POTASH MOUNTAIN: 4/1/14
There was no sign of winter foolin' with the weather today: bright sunny skies with temps into the mid to upper 40s. This kind of a day has been a long time coming with the winter that never seems to end. It would be too warm for any extended snowshoe bushwhacking, so a packed-out trail hike was in order. I considered the Tripyramids, but weekend reports of postholes and butt-slid steeps, and the thought of the 2,000 stream crossings on Pine Bend Brook Trail with softening snow, nixed that idea.
Little 2700-ft. Potash Mountain seemed like a good choice for the day. It has one of the best views of the Sandwich Range, and at 4 1/2 miles round trip would be manageable if the snow conditions became punky. When I was heading to Hedgehog Mountain last Thursday, I saw a snowshoe track heading up the Downes Brook Trail. I hoped that the track would be intact, and that the snow bridge over Downes Brook was still solid. Spring conditions are unpredictable, which makes choosing a hike tricky at times, but I lucked out on both counts this day.
Before heading across the Kanc Highway I stopped at the Loon Mountain bridge for a look at snow-capped Mt. Moosilauke rising beyond the East Branch.
The snowshoe track leading along the Downes Brook Trail and onto the Mount Potash Trail (for some reason it's Potash Mountain but Mount Potash Trail) was in great shape with minimal postholing from barebooters. Phew!
And Downes Brook was still deeply buried in snow, with a solid track leading across.
But it won't be long before openings like this start to expand.
As I climbed into hemlock and spruce forest, I was sprinkled with "rain" from the melting of ice that had coated the trees during a recent storm.
I could see it was a special view day upon emerging at the first outlook - Passaconaway and the north shoulder of Whiteface, their upper slopes shimmering from the recent icing.
The northern spur of Whiteface and the remote head of the Downes Brook valley - five miles in by trail.
Hedgehog Mountain nearby to the east, with Square Ledge peeking over the R side of the Hedgehog-Passaconaway col.
Nice spruce woods on the shoulder beyond the outlook.
The trail makes a traversing climb along the SE side of the summit cone.
A big open slab at 2550 ft. opens a view across to Chocorua, Hedgehog and Paugus.
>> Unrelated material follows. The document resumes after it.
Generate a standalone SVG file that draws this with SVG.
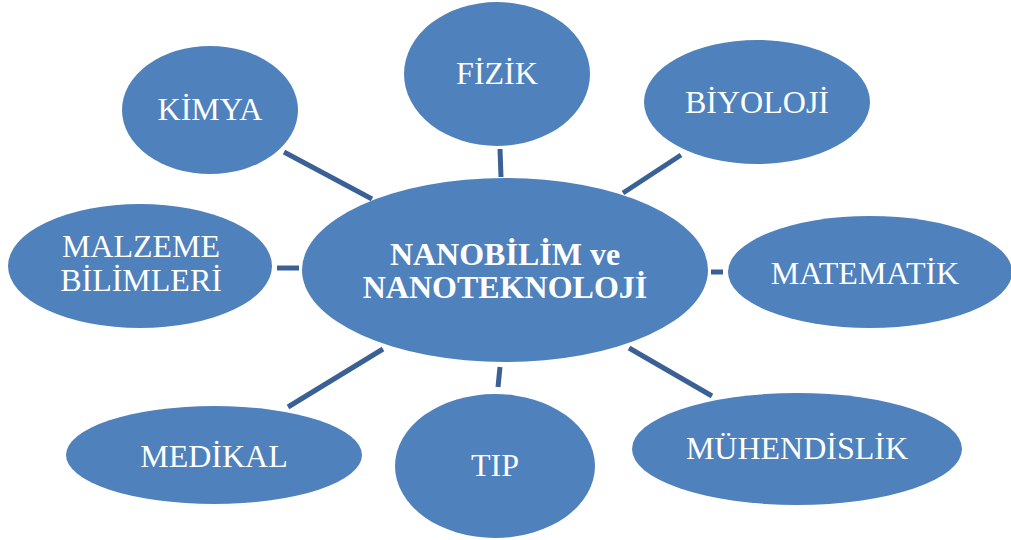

The trail then swings right for a steep ledgy climb up the south face of the summit - a fun
stretch of snowshoeing.
An intimate view of Mt. Passaconaway, with the Downes Brook Slide well-displayed.
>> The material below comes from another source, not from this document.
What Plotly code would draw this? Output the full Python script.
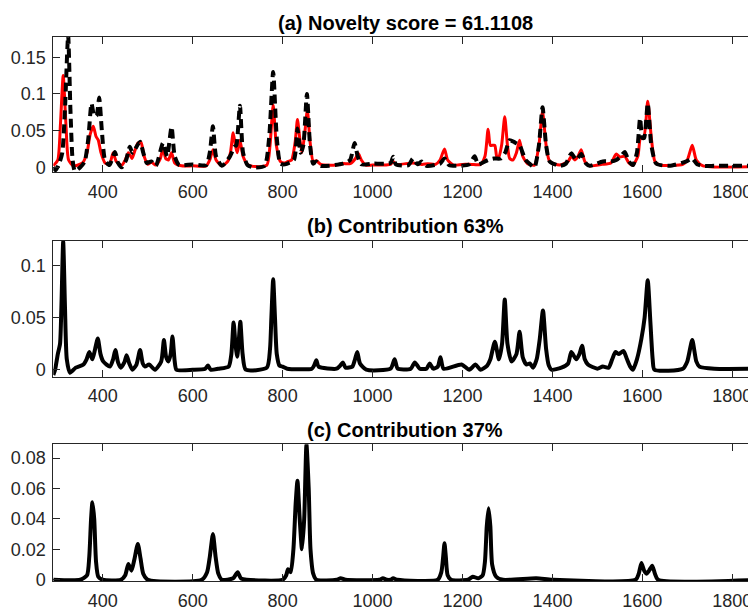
import plotly.graph_objects as go

# ---------------- data ----------------
# Panel (a) - red solid spectrum
a_red_x = [290, 300, 306, 312, 318, 324, 335, 355, 365, 372, 379, 385, 390, 396, 405, 415, 423, 430, 442, 450,
           457, 465, 470, 478, 485, 492, 500, 508, 518, 528, 534, 540, 546, 553, 560, 575, 600, 630, 638, 645,
           652, 665, 678, 684, 690, 695, 699, 705, 712, 722, 740, 765, 772, 779, 786, 795, 805, 812, 820, 828,
           833, 838, 843, 849, 855, 861, 868, 875, 885, 920, 934, 950, 962, 968, 975, 985, 1000, 1040, 1046, 1052,
           1090, 1110, 1123, 1140, 1150, 1160, 1167, 1180, 1200, 1220, 1240, 1250, 1257, 1262, 1268, 1272, 1276, 1280, 1287, 1294,
           1300, 1305, 1312, 1320, 1327, 1334, 1345, 1360, 1370, 1378, 1386, 1394, 1416, 1435, 1442, 1450, 1457, 1464, 1472, 1483,
           1510, 1530, 1542, 1550, 1561, 1570, 1579, 1590, 1596, 1603, 1612, 1620, 1628, 1640, 1690, 1700, 1711, 1720, 1735, 1857]
a_red_y = [0.002, 0.01, 0.06, 0.125, 0.06, 0.01, 0.002, 0.006, 0.02, 0.045, 0.056, 0.042, 0.037, 0.02, 0.006, 0.004, 0.02, 0.008, 0.003, 0.01,
           0.02, 0.012, 0.02, 0.033, 0.034, 0.015, 0.004, 0.007, 0.003, 0.012, 0.026, 0.012, 0.01, 0.02, 0.006, 0.002, 0.002, 0.002, 0.01, 0.024,
           0.01, 0.002, 0.008, 0.02, 0.047, 0.03, 0.02, 0.037, 0.015, 0.004, 0.001, 0.003, 0.03, 0.085, 0.03, 0.008, 0.006, 0.008, 0.01, 0.035,
           0.065, 0.04, 0.02, 0.045, 0.078, 0.035, 0.008, 0.009, 0.004, 0.003, 0.005, 0.005, 0.012, 0.019, 0.01, 0.003, 0.003, 0.004, 0.008, 0.004,
           0.006, 0.004, 0.005, 0.004, 0.01, 0.025, 0.01, 0.003, 0.004, 0.004, 0.004, 0.015, 0.052, 0.03, 0.03, 0.03, 0.015, 0.012, 0.03, 0.069,
           0.03, 0.012, 0.01, 0.02, 0.037, 0.015, 0.005, 0.003, 0.03, 0.076, 0.03, 0.008, 0.003, 0.008, 0.015, 0.01, 0.015, 0.024, 0.008, 0.002,
           0.004, 0.006, 0.018, 0.014, 0.015, 0.006, 0.003, 0.015, 0.04, 0.04, 0.09, 0.04, 0.008, 0.003, 0.004, 0.01, 0.03, 0.01, 0.002, 0.001]

# Panel (a) - black dashed spectrum
a_blk_x = [290, 295, 303, 310, 316, 323, 328, 333, 338, 350, 360, 368, 375, 381, 386, 392, 398, 405, 415, 427,
           434, 442, 452, 460, 466, 472, 483, 490, 498, 508, 518, 534, 543, 553, 560, 570, 600, 630, 638, 645,
           652, 665, 683, 693, 697, 705, 712, 722, 734, 760, 770, 779, 787, 795, 805, 825, 833, 840, 846, 854,
           861, 868, 875, 885, 934, 950, 960, 967, 975, 1001, 1040, 1046, 1052, 1080, 1090, 1100, 1109, 1120, 1150, 1160,
           1170, 1186, 1215, 1227, 1235, 1257, 1270, 1285, 1295, 1305, 1316, 1327, 1340, 1349, 1360, 1370, 1378, 1386, 1394, 1416,
           1430, 1442, 1453, 1464, 1475, 1483, 1512, 1530, 1542, 1552, 1561, 1570, 1579, 1588, 1595, 1600, 1604, 1612, 1620, 1631,
           1660, 1698, 1711, 1722, 1735, 1760, 1800, 1857]
a_blk_y = [0.0, -0.004, 0.005, 0.02, 0.08, 0.18, 0.08, 0.01, -0.005, 0.0, 0.008, 0.04, 0.087, 0.07, 0.07, 0.095, 0.05, 0.01, 0.003, 0.021,
           0.006, 0.0, 0.01, 0.028, 0.02, 0.025, 0.035, 0.02, 0.006, 0.008, 0.002, 0.033, 0.015, 0.055, 0.015, 0.003, 0.004, 0.003, 0.02, 0.056,
           0.015, 0.002, 0.015, 0.028, 0.03, 0.084, 0.02, 0.003, 0.0, 0.002, 0.04, 0.13, 0.04, 0.005, 0.004, 0.01, 0.053, 0.02, 0.03, 0.1,
           0.03, 0.005, 0.008, 0.002, 0.005, 0.01, 0.033, 0.015, 0.004, 0.005, 0.006, 0.0145, 0.004, 0.003, 0.012, 0.004, 0.008, 0.002, 0.005, 0.012,
           0.003, 0.002, 0.004, 0.015, 0.004, 0.01, 0.012, 0.012, 0.02, 0.037, 0.034, 0.03, 0.01, 0.005, 0.0, 0.03, 0.082, 0.03, 0.008, 0.002,
           0.005, 0.019, 0.01, 0.018, 0.005, 0.002, 0.008, 0.008, 0.01, 0.015, 0.021, 0.008, 0.003, 0.02, 0.067, 0.04, 0.04, 0.087, 0.03, 0.005,
           0.002, 0.008, 0.012, 0.004, 0.002, 0.002, 0.002, 0.002]

# Panel (b) - contribution 63%
b_x = [290, 294, 300, 305, 308, 312, 316, 320, 327, 340, 357, 364, 370, 377, 383, 389, 395, 401, 416, 423,
       428, 434, 440, 448, 453, 459, 466, 475, 483, 489, 494, 503, 516, 530, 536, 541, 546, 551, 555, 560,
       564, 600, 628, 634, 640, 657, 680, 686, 691, 695, 699, 702, 706, 711, 718, 765, 772, 775, 779, 783,
       787, 793, 800, 810, 865, 870, 875, 880, 920, 928, 934, 940, 955, 961, 966, 972, 986, 1040, 1049, 1056,
       1085, 1094, 1105, 1120, 1127, 1135, 1145, 1151, 1158, 1198, 1215, 1229, 1240, 1255, 1262, 1272, 1281, 1288, 1294, 1300,
       1309, 1320, 1327, 1334, 1342, 1350, 1357, 1365, 1372, 1379, 1386, 1392, 1398, 1420, 1435, 1442, 1453, 1460, 1466, 1472,
       1479, 1500, 1512, 1525, 1533, 1540, 1548, 1558, 1566, 1573, 1579, 1588, 1598, 1605, 1612, 1618, 1623, 1627, 1690, 1700,
       1711, 1720, 1727, 1760, 1857]
b_y = [-0.005, 0.0, 0.015, 0.025, 0.06, 0.123, 0.06, 0.01, -0.003, 0.002, 0.005, 0.01, 0.017, 0.01, 0.02, 0.03, 0.015, 0.008, 0.003, 0.01,
       0.019, 0.007, 0.002, 0.007, 0.014, 0.006, 0.0, 0.005, 0.019, 0.006, 0.003, 0.005, 0.0, 0.008, 0.0285, 0.012, 0.008, 0.015, 0.032, 0.008,
       0.0, 0.0, 0.001, 0.004, 0.0, 0.001, 0.003, 0.015, 0.0455, 0.025, 0.0125, 0.025, 0.046, 0.015, 0.0, 0.002, 0.02, 0.05, 0.087, 0.05,
       0.015, 0.004, 0.003, 0.001, 0.001, 0.004, 0.009, 0.003, 0.001, 0.004, 0.007, 0.002, 0.003, 0.01, 0.017, 0.006, 0.0, 0.001, 0.01, 0.001,
       0.001, 0.007, 0.001, 0.001, 0.006, 0.001, 0.003, 0.012, 0.001, 0.005, 0.0, 0.005, 0.0, 0.004, 0.01, 0.027, 0.01, 0.025, 0.0675, 0.025,
       0.008, 0.015, 0.0365, 0.012, 0.005, 0.006, 0.002, 0.01, 0.03, 0.057, 0.02, 0.004, 0.0, 0.002, 0.006, 0.017, 0.01, 0.015, 0.023, 0.01,
       0.005, 0.001, 0.003, 0.002, 0.01, 0.017, 0.015, 0.018, 0.01, 0.003, 0.0, 0.01, 0.03, 0.05, 0.086, 0.045, 0.01, 0.0, 0.001, 0.008,
       0.0285, 0.008, 0.003, 0.001, 0.001]

# Panel (c) - contribution 37%
c_x = [290, 350, 365, 370, 374, 377, 381, 385, 390, 400, 440, 450, 457, 464, 470, 478, 484, 490, 500, 620,
       632, 638, 645, 651, 657, 665, 690, 700, 707, 720, 800, 808, 812, 818, 824, 829, 833, 838, 843, 848,
       853, 858, 862, 868, 875, 920, 929, 940, 1015, 1023, 1032, 1040, 1046, 1055, 1145, 1153, 1157, 1160, 1163, 1167,
       1175, 1212, 1223, 1235, 1245, 1250, 1254, 1258, 1262, 1266, 1275, 1290, 1364, 1400, 1585, 1592, 1598, 1604, 1609, 1615,
       1622, 1628, 1635, 1857]
c_y = [0.0, 0.0, 0.003, 0.015, 0.04, 0.051, 0.04, 0.012, 0.002, 0.0, 0.0, 0.003, 0.0104, 0.006, 0.013, 0.0235, 0.014, 0.004, 0.0, 0.0,
       0.005, 0.015, 0.03, 0.015, 0.004, 0.0, 0.001, 0.005, 0.001, 0.0, 0.0, 0.003, 0.007, 0.005, 0.02, 0.05, 0.065, 0.04, 0.02, 0.04,
       0.089, 0.06, 0.02, 0.004, 0.0, 0.0, 0.001, 0.0, 0.0, 0.001, 0.0, 0.0, 0.001, 0.0, 0.0, 0.005, 0.015, 0.024, 0.015, 0.003,
       0.0, 0.0, 0.002, 0.001, 0.003, 0.012, 0.035, 0.047, 0.035, 0.01, 0.002, 0.0, 0.001, 0.0, 0.0, 0.004, 0.011, 0.006, 0.004, 0.006,
       0.0093, 0.004, 0.0, 0.0]

x_ticks = [400, 600, 800, 1000, 1200, 1400, 1600, 1800]
a_yticks = [0, 0.05, 0.1, 0.15]
a_yticktext = ["0", "0.05", "0.1", "0.15"]
b_yticks = [0, 0.05, 0.1]
b_yticktext = ["0", "0.05", "0.1"]
c_yticks = [0, 0.02, 0.04, 0.06, 0.08]
c_yticktext = ["0", "0.02", "0.04", "0.06", "0.08"]
titles = ["(a) Novelty score = 61.1108", "(b) Contribution 63%", "(c) Contribution 37%"]

# ---------------- figure ----------------
W, H = 756, 608
OFF = 8  # page offset of the plot div (body margin)
AX = "#262626"
FONT = "Liberation Sans, Arial, sans-serif"
x_range = [290, 1855]
x_dom = [(53.3 - OFF) / W, (757 - OFF) / W]

panels = [
    dict(top=36.7, bot=172.3, yr=[-0.0068, 0.178], tv=a_yticks, tt=a_yticktext, ty=23),
    dict(top=241.0, bot=376.7, yr=[-0.0067, 0.1237], tv=b_yticks, tt=b_yticktext, ty=226),
    dict(top=444.3, bot=581.0, yr=[-0.0008, 0.089], tv=c_yticks, tt=c_yticktext, ty=430),
]

fig = go.Figure()

SHAPE = dict(shape="spline", smoothing=0.6)
fig.add_trace(go.Scatter(x=a_red_x, y=a_red_y, mode="lines", line=dict(color="#ff0000", width=3, **SHAPE),
                         xaxis="x", yaxis="y", showlegend=False, hoverinfo="skip"))
fig.add_trace(go.Scatter(x=a_blk_x, y=a_blk_y, mode="lines",
                         line=dict(color="#000000", width=4, dash="9px,5px", **SHAPE),
                         xaxis="x", yaxis="y", showlegend=False, hoverinfo="skip"))
fig.add_trace(go.Scatter(x=b_x, y=b_y, mode="lines", line=dict(color="#000000", width=4, **SHAPE),
                         xaxis="x2", yaxis="y2", showlegend=False, hoverinfo="skip"))
fig.add_trace(go.Scatter(x=c_x, y=c_y, mode="lines", line=dict(color="#000000", width=4, **SHAPE),
                         xaxis="x3", yaxis="y3", showlegend=False, hoverinfo="skip"))

layout = dict(template="none", width=W, height=H, margin=dict(l=0, r=0, t=0, b=0, pad=0),
              paper_bgcolor="white", plot_bgcolor="white",
              font=dict(family=FONT, color=AX, size=18), showlegend=False)

annotations = []
for i, p in enumerate(panels, start=1):
    xs = "" if i == 1 else str(i)
    ydom = [1 - (p["bot"] - OFF) / H, 1 - (p["top"] - OFF) / H]
    layout["xaxis" + xs] = dict(domain=x_dom, range=x_range, anchor="y" + xs, automargin=False,
                                tickvals=x_ticks, ticktext=[str(v) for v in x_ticks],
                                ticks="inside", ticklen=7, tickcolor=AX, tickwidth=1,
                                showline=True, linecolor=AX, linewidth=1, mirror="ticks",
                                showgrid=False, zeroline=False, ticklabelstandoff=3,
                                tickfont=dict(family=FONT, size=18, color=AX))
    layout["yaxis" + xs] = dict(domain=ydom, range=p["yr"], anchor="x" + xs, automargin=False,
                                tickvals=p["tv"], ticktext=p["tt"],
                                ticks="inside", ticklen=7, tickcolor=AX, tickwidth=1,
                                showline=True, linecolor=AX, linewidth=1, mirror="ticks",
                                showgrid=False, zeroline=False, ticklabelstandoff=3,
                                tickfont=dict(family=FONT, size=18, color=AX))
    annotations.append(dict(text="<b>" + titles[i - 1] + "</b>", xref="paper", yref="paper",
                            x=(x_dom[0] + x_dom[1]) / 2, y=1 - (p["ty"] - OFF) / H,
                            xanchor="center", yanchor="middle", showarrow=False,
                            font=dict(family=FONT, size=20, color="#000000")))

layout["annotations"] = annotations
fig.update_layout(**layout)

fig.write_html("out.html")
A zoom on two great slides on the north ridge of Whiteface, plunging into the Downes Brook valley.
The sun was pouring down on the summit, and there was no wind. I dropped down over deep, windpacked spring snow to my favorite Potash perch on the SW side. This spot has a unique perspective looking up both the Downes and Sabbaday valleys, ringed by the high peaks of the Sandwich Range Wilderness. Rising in a sweeping arc around you are nine peaks higher than 3500 ft. It's one of my favorite places in the Whites.
I love this view of The Sleepers rising above the Sabbaday Brook valley. Potash is the best place to see the 2011 Tropical Storm Irene slide on West Sleeper.
The complex ridges of the Tripyramids are close by to the west.
The bulk of the Fool Killer blocks much of Tripyramid itself.
South and Middle Tripyramid - a great example of mountain architecture.
A zoom on the headwall of the Downes Brook valley.
Mt. Carrigain rises impressively to the north.
Today's summit stay was measured in hours, with a snooze and an ample dose of Vitamin D.
Not a bad spot to hang out!
I interrupted my reverie for a bushwhack exploration across the broad summit area, looking for views in other directions. The deep snow in the shady spruces was surprisingly firm and held up under my snowshoes with a few exceptions. I made my way down and across to a perch with a wide view to the NE.
Church Pond and Church Pond Bog in front, Mt. Tremont in the middle, Presys on the left, Wildcats and Carter Dome on the right.
Zoom on the Wildcats and Carter Dome.
The Baldface Range and the Doubleheads through Bear Notch.
Washington and Tremont.
From another spot I enjoyed a view across the Albany Intervale to the Moats.
Leaving the summit mid-afternoon, I descended through soft spring snow in the sun.
From one of the outlooks, a zoom on Chocorua and Hedgehog.
Parting shot from the lower outlook.
The spring snowshoe track held up admirably down through the conifers. It was mushier in the hardwoods, but I only slid off the side a handful of times. And the snow bridge across Downes Brook was still sound, even at 48 degrees! All in all, a great early spring day on Potash.